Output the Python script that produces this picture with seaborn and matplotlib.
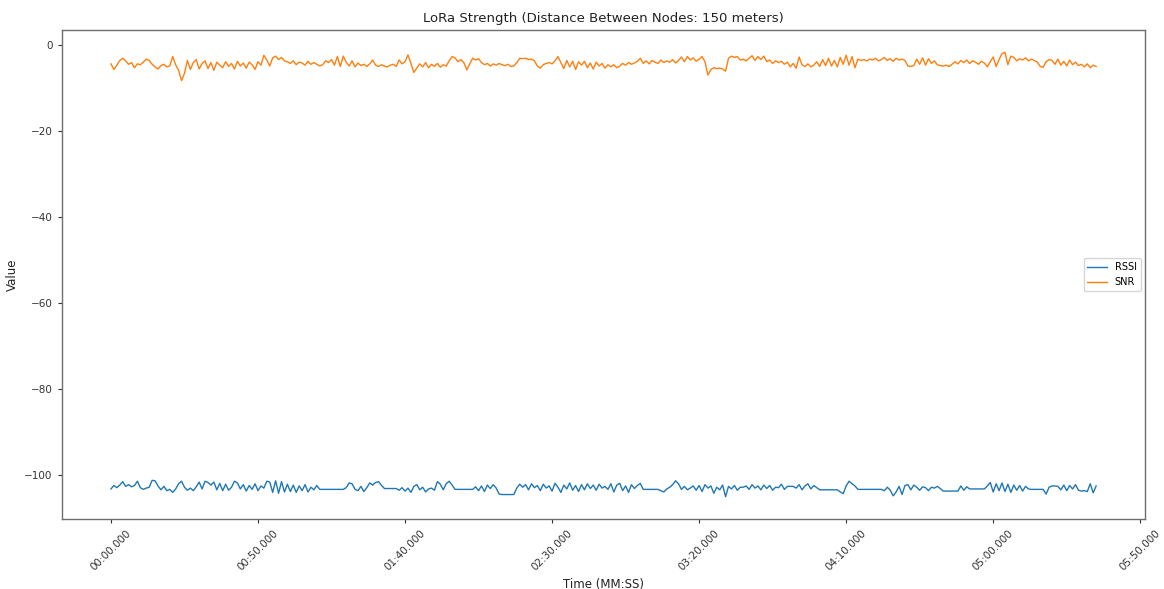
import numpy as np
import pandas as pd
import matplotlib
matplotlib.use("Agg")
import matplotlib.pyplot as plt
from matplotlib.ticker import FuncFormatter, MultipleLocator
import seaborn as sns

# ---- data (one sample per second) ----
sample_period_s = 1.0

rssi = [
    -103.2, -102.4, -102.9, -102.3, -101.5, -102.6, -102.2, -102.7, -102.4, -101.4,
    -102.9, -103.3, -103.0, -102.8, -101.2, -101.3, -102.5, -103.4, -102.6, -103.6,
    -103.3, -104.0, -103.2, -102.0, -101.4, -102.8, -103.5, -103.0, -103.6, -102.7,
    -101.6, -103.2, -101.4, -101.7, -102.3, -101.6, -103.4, -101.9, -103.6, -102.1,
    -103.5, -102.8, -101.4, -101.8, -103.2, -102.2, -103.7, -102.4, -103.3, -102.0,
    -103.6, -102.5, -103.0, -101.4, -101.6, -104.0, -101.3, -104.2, -101.5, -103.9,
    -102.1, -103.8, -102.3, -104.0, -102.5, -103.6, -102.2, -103.9, -102.8, -103.4,
    -102.4, -103.3, -103.3, -103.3, -103.3, -103.3, -103.3, -103.3, -103.3, -103.3,
    -102.9, -101.8, -102.0, -103.3, -103.6, -102.6, -103.8, -102.9, -101.8, -102.3,
    -101.7, -101.5, -102.4, -103.1, -103.1, -103.1, -103.1, -103.1, -103.5, -102.9,
    -103.7, -103.0, -104.0, -102.6, -102.2, -103.4, -102.8, -103.9, -103.2, -103.0,
    -103.5, -101.5, -102.1, -103.4, -102.0, -101.4, -102.3, -103.3, -103.3, -103.3,
    -103.3, -103.3, -103.3, -103.3, -102.7, -103.6, -102.5, -103.8, -102.3, -103.1,
    -102.2, -103.0, -104.4, -104.5, -104.5, -104.5, -104.5, -104.5, -103.0, -102.1,
    -102.8, -102.2, -103.4, -102.0, -102.9, -102.4, -103.6, -102.1, -103.0, -102.5,
    -103.7, -101.9, -102.8, -104.0, -102.3, -103.2, -101.8, -103.5, -102.4, -103.8,
    -102.2, -103.4, -102.0, -103.1, -102.3, -103.5, -102.1, -103.0, -102.6, -103.3,
    -102.0, -103.9, -102.3, -101.9, -103.6, -102.5, -104.0, -102.2, -103.1, -102.4,
    -101.9, -103.3, -103.3, -103.3, -103.3, -103.3, -103.3, -103.6, -103.9, -103.2,
    -102.8, -102.2, -101.3, -102.0, -103.3, -102.6, -103.4, -103.0, -102.5, -103.5,
    -102.4, -103.8, -102.2, -103.0, -102.5, -104.2, -102.8, -103.4, -102.3, -105.0,
    -102.6, -103.2, -102.4, -103.5, -102.8, -102.8, -102.5, -103.3, -102.2, -103.0,
    -102.5, -103.4, -102.3, -103.1, -102.4, -103.5, -102.8, -102.9, -102.1, -103.3,
    -102.6, -102.6, -102.6, -103.0, -102.2, -103.4, -102.5, -102.0, -103.2, -102.4,
    -102.9, -103.4, -103.4, -103.4, -103.4, -103.4, -103.4, -103.4, -103.9, -104.3,
    -102.5, -101.4, -102.0, -102.5, -103.3, -103.3, -103.3, -103.3, -103.3, -103.3,
    -103.3, -103.3, -103.3, -103.6, -102.8, -103.5, -104.8, -103.9, -102.6, -104.5,
    -102.4, -102.2, -103.4, -102.3, -102.8, -103.5, -102.7, -102.9, -103.6, -102.8,
    -103.0, -102.6, -103.1, -103.7, -103.7, -103.7, -103.7, -103.7, -103.7, -102.5,
    -103.5, -102.7, -103.2, -103.2, -103.2, -103.2, -103.2, -103.2, -102.5, -101.7,
    -103.9, -102.0, -103.6, -101.8, -103.8, -102.1, -104.0, -102.3, -103.5, -102.4,
    -103.7, -102.6, -103.2, -103.3, -103.3, -103.3, -103.3, -103.3, -104.4, -102.8,
    -102.5, -102.5, -102.6, -103.4, -102.3, -103.6, -102.4, -103.2, -102.2, -103.5,
    -103.7, -103.6, -103.8, -102.0, -104.1, -102.5,
]

snr = [
    -4.3, -5.6, -4.6, -3.5, -3.0, -3.6, -4.4, -4.0, -5.2, -4.3,
    -4.5, -3.9, -3.2, -3.5, -4.4, -5.0, -5.5, -4.7, -4.4, -5.0,
    -4.8, -2.6, -4.5, -5.8, -8.2, -6.5, -3.5, -5.6, -4.0, -3.3,
    -5.5, -4.2, -3.6, -5.4, -4.0, -5.8, -3.9, -4.6, -5.2, -3.8,
    -4.9, -4.2, -5.5, -3.7, -4.8, -4.1, -5.3, -3.9, -4.5, -5.6,
    -3.8, -4.6, -2.3, -3.4, -4.8, -2.9, -2.5, -3.3, -2.8, -3.6,
    -3.8, -4.2, -3.6, -4.5, -3.9, -4.1, -4.6, -3.7, -4.4, -4.0,
    -4.4, -4.8, -4.5, -3.6, -4.0, -3.3, -4.6, -2.6, -4.9, -2.5,
    -3.9, -4.8, -3.6, -5.0, -4.1, -4.7, -4.4, -4.9, -4.3, -3.4,
    -4.6, -4.9, -4.5, -4.8, -5.0, -4.6, -4.4, -4.9, -3.4, -4.3,
    -3.8, -2.2, -4.2, -6.3, -5.3, -4.3, -5.0, -4.0, -5.2, -4.4,
    -4.9, -4.2, -5.1, -4.5, -4.8, -3.6, -2.6, -2.9, -3.8, -3.3,
    -4.0, -5.7, -4.3, -3.0, -3.4, -3.1, -4.0, -4.5, -4.2, -4.8,
    -4.3, -4.6, -4.2, -4.5, -4.7, -4.4, -4.9, -4.8, -4.0, -3.0,
    -3.1, -3.0, -3.3, -3.2, -3.6, -4.8, -5.3, -4.5, -4.2, -4.0,
    -4.3, -3.6, -2.6, -4.0, -5.4, -3.5, -5.0, -3.7, -5.6, -3.8,
    -4.6, -3.7, -5.2, -4.1, -5.5, -3.9, -4.8, -4.2, -5.3, -4.5,
    -5.0, -4.5, -5.2, -4.8, -4.2, -4.6, -4.0, -4.4, -4.1, -3.7,
    -3.0, -4.2, -3.6, -4.3, -3.5, -3.9, -4.2, -3.4, -4.0, -3.6,
    -3.9, -3.3, -4.1, -3.5, -2.7, -3.8, -2.6, -3.4, -2.9, -3.7,
    -3.2, -2.6, -3.8, -6.9, -5.6, -5.2, -5.4, -5.3, -5.5, -6.0,
    -3.0, -2.5, -2.8, -2.6, -3.4, -3.2, -3.6, -3.0, -2.4, -3.5,
    -2.6, -3.3, -2.5, -3.8, -3.4, -4.2, -3.6, -4.0, -3.7, -4.4,
    -3.9, -5.0, -4.2, -5.3, -2.7, -4.5, -4.9, -4.3, -5.0, -4.6,
    -3.8, -4.9, -3.3, -4.7, -3.0, -4.8, -3.5, -5.0, -2.8, -4.4,
    -2.3, -4.6, -2.6, -5.2, -3.2, -3.5, -3.3, -3.6, -3.2, -3.4,
    -3.0, -3.6, -3.3, -2.8, -3.5, -3.1, -3.7, -3.0, -3.4, -3.2,
    -3.5, -4.8, -4.9, -4.7, -3.2, -4.4, -2.9, -4.6, -3.1, -4.2,
    -3.6, -4.5, -4.7, -4.8, -4.6, -4.9, -4.4, -3.8, -4.3, -3.5,
    -4.0, -3.4, -4.2, -3.6, -3.9, -4.4, -3.7, -4.1, -5.0, -3.8,
    -2.7, -4.9, -3.3, -1.9, -1.6, -4.5, -2.5, -2.8, -3.6, -3.1,
    -3.4, -2.9, -3.6, -3.2, -3.5, -3.9, -4.9, -5.1, -3.8, -3.3,
    -3.5, -4.4, -3.2, -4.6, -3.7, -4.8, -3.4, -4.5, -3.9, -4.7,
    -4.4, -5.0, -4.3, -5.2, -4.6, -4.9,
]

series_names = ["RSSI", "SNR"]
series_colors = ["#1f77b4", "#ff7f0e"]
tick_seconds = [0, 50, 100, 150, 200, 250, 300, 350]

time_s = np.arange(len(rssi)) * sample_period_s

df = pd.DataFrame({
    "Time": np.concatenate([time_s, time_s]),
    "Value": rssi + snr,
    "Metric": [series_names[0]] * len(rssi) + [series_names[1]] * len(snr),
})

fig = plt.figure(figsize=(11.64, 5.89), dpi=100)
ax = fig.add_axes([0.053, 0.119, 0.931, 0.830])

sns.lineplot(data=df, x="Time", y="Value", hue="Metric",
             palette=series_colors, linewidth=1.0, ax=ax, estimator=None)

def fmt(sec, _pos):
    m = int(sec // 60)
    s = sec - m * 60
    return f"{m:02d}:{int(s):02d}.{int(round((s - int(s)) * 1000)):03d}"

ax.set_xticks(tick_seconds)
ax.xaxis.set_major_formatter(FuncFormatter(fmt))
ax.yaxis.set_major_locator(MultipleLocator(20))
for lab in ax.get_xticklabels():
    lab.set_rotation(45)
    lab.set_ha("center")

ax.tick_params(axis="both", labelsize=7.5, colors="#333333", length=3)
for sp in ax.spines.values():
    sp.set_color("#6e6e6e")
    sp.set_linewidth(1.0)

ax.set_title("LoRa Strength (Distance Between Nodes: 150 meters)", fontsize=9.5, color="#222222")
ax.set_xlabel("Time (MM:SS)", fontsize=8.5, color="#222222")
ax.set_ylabel("Value", fontsize=8.5, color="#222222")

leg = ax.legend(loc="center right", fontsize=7, frameon=True)
leg.set_title(None)

fig.savefig("out.png", dpi=100)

◆ ◆ ◆ ◆

▶ **What is required**
Repeat the listing above exactly from its first line to the line containing "sample_period_s = 1.0", both included, and omit the pictures.

▶ **Solution to this task**
Output the Python script that produces this picture with seaborn and matplotlib.
import numpy as np
import pandas as pd
import matplotlib
matplotlib.use("Agg")
import matplotlib.pyplot as plt
from matplotlib.ticker import FuncFormatter, MultipleLocator
import seaborn as sns

# ---- data (one sample per second) ----
sample_period_s = 1.0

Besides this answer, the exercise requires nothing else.